As a defence lawyer, I occasionally receive a frantic phone call from a person who has received a summons for jury duty. Usually the caller wants to find out if they have to attend, and if there is a way to avoid jury duty. As jury selection continues in the Luka Magnotta trial, the general principles that relate to jury selection and jury duty are worth revisiting.

It is one’s civic duty to respond to a summons for jury duty and to participate as a juror in the trial process. Selection is random, so one may never be placed in the situation of being called for jury duty. However, if you are summoned for jury duty, it is not only your civic duty but it is also your legal duty to show up at the time and place directed. If this is impossible then you must provide the sheriff’s office with a significant excuse for your failure to attend – Sickness or other transitory obstacles will only delay the inevitable – You will be placed on a future panel.

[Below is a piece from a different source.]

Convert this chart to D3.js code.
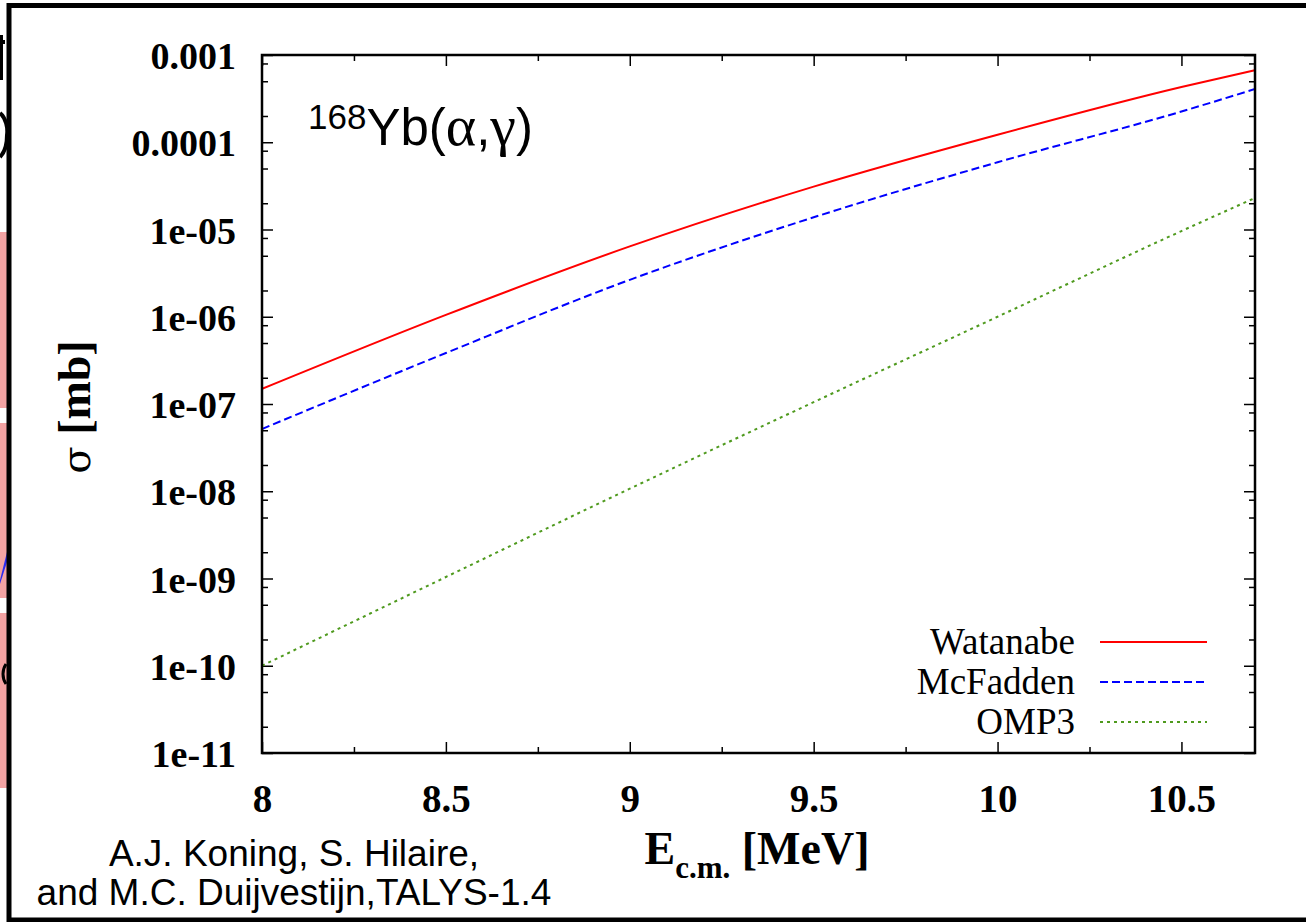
<!DOCTYPE html>
<html>
<head>
<meta charset="utf-8">
<script src="https://cdn.jsdelivr.net/npm/d3@7"></script>
<style>
  body { margin: 0; background: #fff; }
  svg { display: block; }
</style>
</head>
<body>
<script>
// energies (MeV) where curves were read
var energies = [8, 8.5, 9, 9.5, 10, 10.5, 10.7];

// cross sections in mb
var watanabe = [1.49e-7, 1.05e-6, 6.4e-6, 3.1e-5, 1.22e-4, 4.3e-4, 6.7e-4];
var mcfadden = [5.17e-8, 3.84e-7, 2.65e-6, 1.38e-5, 5.9e-5, 2.25e-4, 4.07e-4];
var omp3 = [1.0e-10, 1.04e-9, 1.07e-8, 1.05e-7, 1.0e-6, 9.6e-6, 2.3e-5];

var seriesNames = ["Watanabe", "McFadden", "OMP3"];

var xTicks = [8, 8.5, 9, 9.5, 10, 10.5];
var xTickLabels = ["8", "8.5", "9", "9.5", "10", "10.5"];
var xMinorTicks = [8.25, 8.75, 9.25, 9.75, 10.25];

var yTicks = [1e-3, 1e-4, 1e-5, 1e-6, 1e-7, 1e-8, 1e-9, 1e-10, 1e-11];
var yTickLabels = ["0.001", "0.0001", "1e-05", "1e-06", "1e-07", "1e-08", "1e-09", "1e-10", "1e-11"];
var yMinorMult = [2, 5, 8];

var width = 1306, height = 922;
var plotL = 262, plotR = 1255, plotT = 55, plotB = 753;
var serif = "'Liberation Serif', 'Times New Roman', serif";
var sans = "'Liberation Sans', Arial, sans-serif";

var svg = d3.select("body").append("svg")
  .attr("width", width)
  .attr("height", height);

// bits of the slide behind the figure (left strip)
var strip = svg.append("g");
[[232, 408], [423, 598], [613, 788]].forEach(function (r) {
  strip.append("rect")
    .attr("x", 0).attr("y", r[0])
    .attr("width", 7).attr("height", r[1] - r[0])
    .attr("fill", "#f3a3a3");
});
strip.append("path")
  .attr("d", "M0,580 L7,552 L7,562 L0,584 Z")
  .attr("fill", "#2b2bf0");
strip.append("path")
  .attr("d", "M0,35 L3,35 L3,80 L0,80 Z M0,40 L5,40 L5,44 L0,44 Z")
  .attr("fill", "#000");
strip.append("path")
  .attr("d", "M0,113 C6,118 8,128 7,135 C7,144 5,152 0,157")
  .attr("fill", "none").attr("stroke", "#000").attr("stroke-width", 4);
strip.append("path")
  .attr("d", "M6,664 C2,670 2,678 6,684")
  .attr("fill", "none").attr("stroke", "#000").attr("stroke-width", 3);

// outer slide frame
svg.append("path")
  .attr("d", "M1306,5.5 L9,5.5 L9,920 L1306,920")
  .attr("fill", "none")
  .attr("stroke", "#000")
  .attr("stroke-width", 5);

var x = d3.scaleLinear().domain([8, 10.7]).range([plotL, plotR]);
var y = d3.scaleLog().domain([1e-11, 1e-3]).range([plotB, plotT]);

var yMinor = [];
yTicks.forEach(function (t) {
  yMinorMult.forEach(function (m) {
    var v = t * m;
    if (v < 1e-3 && v > 1e-11) yMinor.push(v);
  });
});

var majorLen = 11, minorLen = 6;

function drawAxis(axis, transform) {
  var g = svg.append("g").attr("transform", transform).call(axis);
  g.select(".domain").remove();
  g.selectAll("line").attr("stroke-width", 1.5);
  return g;
}

// bottom & top, major and minor
var xb = drawAxis(d3.axisBottom(x).tickValues(xTicks).tickSize(-majorLen)
  .tickPadding(majorLen + 20)
  .tickFormat(function (d, i) { return xTickLabels[i]; }), "translate(0," + plotB + ")");
xb.selectAll("text")
  .attr("font-family", serif)
  .attr("font-weight", "bold")
  .attr("font-size", 39)
  .attr("fill", "#000");
drawAxis(d3.axisBottom(x).tickValues(xMinorTicks).tickSize(-minorLen).tickFormat(""), "translate(0," + plotB + ")");
drawAxis(d3.axisTop(x).tickValues(xTicks).tickSize(-majorLen).tickFormat(""), "translate(0," + plotT + ")");
drawAxis(d3.axisTop(x).tickValues(xMinorTicks).tickSize(-minorLen).tickFormat(""), "translate(0," + plotT + ")");

// left & right
var yl = drawAxis(d3.axisLeft(y).tickValues(yTicks).tickSize(-majorLen)
  .tickPadding(majorLen + 15)
  .tickFormat(function (d, i) { return yTickLabels[i]; }), "translate(" + plotL + ",0)");
yl.selectAll("text")
  .attr("font-family", serif)
  .attr("font-weight", "bold")
  .attr("font-size", 38)
  .attr("dy", "0.36em")
  .attr("fill", "#000");
drawAxis(d3.axisLeft(y).tickValues(yMinor).tickSize(-minorLen).tickFormat(""), "translate(" + plotL + ",0)");
drawAxis(d3.axisRight(y).tickValues(yTicks).tickSize(-majorLen).tickFormat(""), "translate(" + plotR + ",0)");
drawAxis(d3.axisRight(y).tickValues(yMinor).tickSize(-minorLen).tickFormat(""), "translate(" + plotR + ",0)");

// curves
var series = [
  { name: seriesNames[0], values: watanabe, color: "#ff0000", dash: null },
  { name: seriesNames[1], values: mcfadden, color: "#0000ff", dash: "8,4" },
  { name: seriesNames[2], values: omp3, color: "#4f9a1e", dash: "3,4" }
];

var line = d3.line()
  .x(function (d) { return x(d[0]); })
  .y(function (d) { return y(d[1]); })
  .curve(d3.curveMonotoneX);

svg.append("clipPath").attr("id", "plotclip")
  .append("rect").attr("x", plotL).attr("y", plotT)
  .attr("width", plotR - plotL).attr("height", plotB - plotT);

svg.append("g").attr("clip-path", "url(#plotclip)")
  .selectAll("path")
  .data(series)
  .enter()
  .append("path")
  .attr("d", function (s) { return line(energies.map(function (e, i) { return [e, s.values[i]]; })); })
  .attr("fill", "none")
  .attr("stroke", function (s) { return s.color; })
  .attr("stroke-width", 2)
  .attr("stroke-dasharray", function (s) { return s.dash; });

// plot frame
svg.append("rect")
  .attr("x", plotL).attr("y", plotT)
  .attr("width", plotR - plotL).attr("height", plotB - plotT)
  .attr("fill", "none")
  .attr("stroke", "#000")
  .attr("stroke-width", 2.5);

// legend
var legend = svg.append("g");
series.forEach(function (s, i) {
  var ly = 642 + i * 40;
  legend.append("text")
    .attr("x", 1075).attr("y", ly + 12)
    .attr("text-anchor", "end")
    .attr("font-family", serif)
    .attr("font-size", 37)
    .attr("fill", "#000")
    .text(s.name);
  legend.append("line")
    .attr("x1", 1100).attr("x2", 1207)
    .attr("y1", ly).attr("y2", ly)
    .attr("stroke", s.color)
    .attr("stroke-width", 2)
    .attr("stroke-dasharray", s.dash);
});

// reaction title
var title = svg.append("text")
  .attr("x", 308).attr("y", 145)
  .attr("font-family", sans)
  .attr("font-size", 51)
  .attr("fill", "#000");
title.append("tspan").attr("font-size", 35).attr("dy", -16).text("168");
title.append("tspan").attr("dy", 16).text("Yb(");
title.append("tspan").attr("font-family", serif).attr("font-size", 58).text("\u03b1");
title.append("tspan").text(",");
title.append("tspan").attr("font-family", serif).attr("font-size", 58).text("\u03b3");
title.append("tspan").text(")");

// axis titles
var ylab = svg.append("text")
  .attr("transform", "translate(90,407) rotate(-90)")
  .attr("text-anchor", "middle")
  .attr("font-family", serif)
  .attr("font-weight", "bold")
  .attr("font-size", 46)
  .attr("fill", "#000");
ylab.append("tspan").attr("font-family", "'DejaVu Serif', serif").attr("font-weight", "normal").attr("font-size", 40).text("\u03c3");
ylab.append("tspan").text(" [mb]");

var xl = svg.append("text")
  .attr("x", 757).attr("y", 864)
  .attr("text-anchor", "middle")
  .attr("font-family", serif)
  .attr("font-weight", "bold")
  .attr("font-size", 46)
  .attr("fill", "#000");
xl.append("tspan").text("E");
xl.append("tspan").attr("font-size", 31).attr("dy", 14).text("c.m.");
xl.append("tspan").attr("dy", -14).text(" [MeV]");

// credit
var credit = svg.append("g")
  .attr("font-family", sans)
  .attr("font-size", 37)
  .attr("fill", "#000")
  .attr("text-anchor", "middle");
credit.append("text").attr("x", 294).attr("y", 866).text("A.J. Koning, S. Hilaire,");
credit.append("text").attr("x", 294).attr("y", 905).text("and M.C. Duijvestijn,TALYS-1.4");
</script>
</body>
</html>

Defence and Prosecution each have a number of “peremptory” challenges. These challenges allow either side to exclude a potential juror without expressing or identifying the cause. Each side can “challenge” for cause any juror on the basis of a lack of impartiality, but such challenges have to be substantiated- i.e. The victim was alleged to be sexually assaulted and the prospective juror is a counselor who deals with victims of sexual assault.

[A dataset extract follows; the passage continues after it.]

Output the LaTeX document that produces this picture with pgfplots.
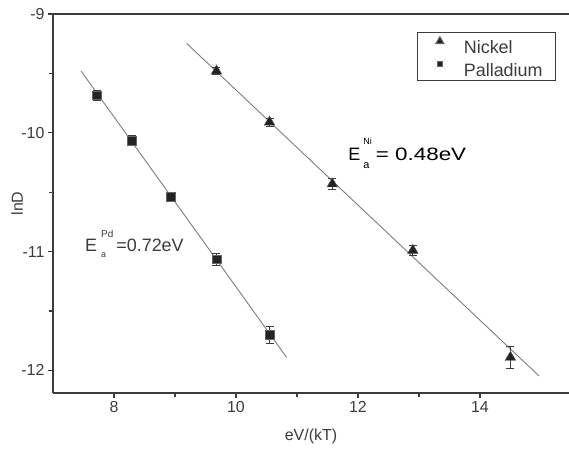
\documentclass[border=0pt]{standalone}
\usepackage{fontspec}
\setmainfont{Liberation Sans}
\usepackage{graphicx}
\usepackage{pgfplots}
\pgfplotsset{compat=1.18}
\usetikzlibrary{calc}
\definecolor{axisgray}{RGB}{60,60,60}
\definecolor{fitgray}{RGB}{125,125,125}
\definecolor{markdark}{RGB}{35,35,35}
\pgfplotsset{
  trilegend/.style={legend image code/.code={\path[draw=none,fill=none] (-9.7bp,0) -- (24bp,0);
    \draw[##1, mark size=4.6bp] plot coordinates {(0,5.5bp)};}},
  sqlegend/.style={legend image code/.code={\path[draw=none,fill=none] (-9.7bp,0) -- (24bp,0);
    \draw[##1, mark size=2.8bp] plot coordinates {(0,5.5bp)};}},
}

\begin{document}
\begin{tikzpicture}
\begin{axis}[
  name=ax,
  scale only axis,
  width=516bp, height=379bp,
  xmin=7, xmax=15.46,
  ymin=-12.19, ymax=-9,
  axis x line=box, axis y line=left,
  x axis line style={-}, y axis line style={-},
  axis line style={draw=axisgray, line width=1.3bp},
  tick pos=left,
  tick align=outside,
  xtick={8,10,12,14}, ytick={-12,-11,-10,-9},
  minor x tick num=1, minor y tick num=1,
  major tick length=5bp, minor tick length=3.5bp,
  every tick/.style={axisgray, line width=1.1bp},
  tick label style={font=\fontsize{16}{18}\selectfont, text=axisgray},
  /pgf/number format/assume math mode=true,
  xlabel={eV/(kT)}, ylabel={lnD},
  label style={font=\fontsize{16}{18}\selectfont, text=axisgray},
  xlabel style={at={(axis description cs:0.5,-0.1135)}, anchor=center},
  ylabel style={at={(axis description cs:-0.0698,0.5)}, anchor=center},
  legend style={at={(0.975,0.952)}, anchor=north east, draw=axisgray,
    line width=1bp, font=\fontsize{18}{20}\selectfont, text=axisgray,
    inner xsep=13bp, inner ysep=4bp, column sep=0pt, row sep=8bp,
    nodes={inner sep=0pt, text height=13bp, text depth=0pt}},
  legend cell align=left,
  clip=false,
]
% linear fits
\addplot[fitgray, line width=0.9bp, forget plot] coordinates {(7.46,-9.48) (10.83,-11.89)};
\addplot[fitgray, line width=0.9bp, forget plot] coordinates {(9.19,-9.247) (14.97,-12.047)};
% Nickel
\addplot[only marks, mark=triangle*, mark size=6.2bp,
  mark options={fill=markdark, draw=markdark!70},
  trilegend,
  error bars/.cd, y dir=both, y explicit,
  error bar style={axisgray, line width=0.8bp},
  error mark options={rotate=90, mark size=4bp, axisgray, line width=0.8bp}]
  coordinates {
  (9.68,-9.48) +- (0,0.03)
  (10.55,-9.91) +- (0,0.035)
  (11.58,-10.43) +- (0,0.045)
  (12.90,-10.99) +- (0,0.045)
  (14.50,-11.89) +- (0,0.095)
};
\addlegendentry{Nickel}
% Palladium
\addplot[only marks, mark=square*, mark size=4.3bp,
  mark options={fill=markdark, draw=markdark!70},
  sqlegend,
  error bars/.cd, y dir=both, y explicit,
  error bar style={axisgray, line width=0.8bp},
  error mark options={rotate=90, mark size=4bp, axisgray, line width=0.8bp}]
  coordinates {
  (7.72,-9.685) +- (0,0.04)
  (8.29,-10.064) +- (0,0.04)
  (8.93,-10.54) +- (0,0.035)
  (9.68,-11.064) +- (0,0.05)
  (10.55,-11.70) +- (0,0.07)
};
\addlegendentry{Palladium}
\node[anchor=base west, font=\fontsize{18}{20}\selectfont, text=axisgray, inner sep=0pt]
  at (axis cs:7.525,-11.0) {E\hspace{4bp}\rlap{\raisebox{-6bp}{\fontsize{9}{9}\selectfont a}}\raisebox{14bp}{\fontsize{10}{10}\selectfont Pd}\hspace{3bp}=0.72eV};
\node[anchor=base west, font=\fontsize{18}{20}\selectfont, text=black, inner sep=0pt]
  at (axis cs:11.84,-10.236) {E\hspace{3bp}\rlap{\raisebox{-8bp}{\fontsize{11}{11}\selectfont a}}\raisebox{16bp}{\fontsize{9}{9}\selectfont Ni}\hspace{4bp}\scalebox{1.25}[1]{= 0.48eV}};
\end{axis}
\pgfresetboundingbox
\path ($(ax.south west)+(-53bp,-56bp)$) rectangle ($(ax.north east)+(0,14bp)$);
\end{tikzpicture}
\end{document}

The Court has a significant discretion to exclude any member of the public from jury duty if sitting on the jury would be oppressive, whether psychologically, physically or economically. The sole proprietor, the single mother who is responsible for daycare of her children, and the person who would find it too physically demanding to sit throughout the trial process, all can be released by the Court, if the Court is of the view that participation in the trial would work too great a hardship on the person.

In the Luka Magnotta trial, many prospective jurors will seek to be released by the Court on the basis that the subject matter is such (brutal sexual violence) that they would be unable to reach an impartial verdict, or that the length of the trial will create hardship upon them. The Court will exercise its discretion accordingly. The Court seeks jurors who can view the evidence dispassionately and reach a fair and impartial verdict. None of the parties participating in the process- Crown, Defence, or the Judge- seek hostage jurors who are only participating in the process because they ran out of excuses.

Over the course of my career I have heard every excuse to be released from jury duty- from an admission of racism to a doctor’s appointment months into the future. The Court must control its processes. The jury is an essential part of the trial process. The juror who seeks to avoid jury duty must either offer a reasonable explanation as to why participation in the process would be oppressive, or explain why they would be biased in favour of or against the defendant.

It is a crime to fail to respond to a jury notice or provide misleading information in response. According to section 38(3) of the Juries Act (Ontario), the maximum punishment is a $5,000.00 fine and/or 6 months imprisonment.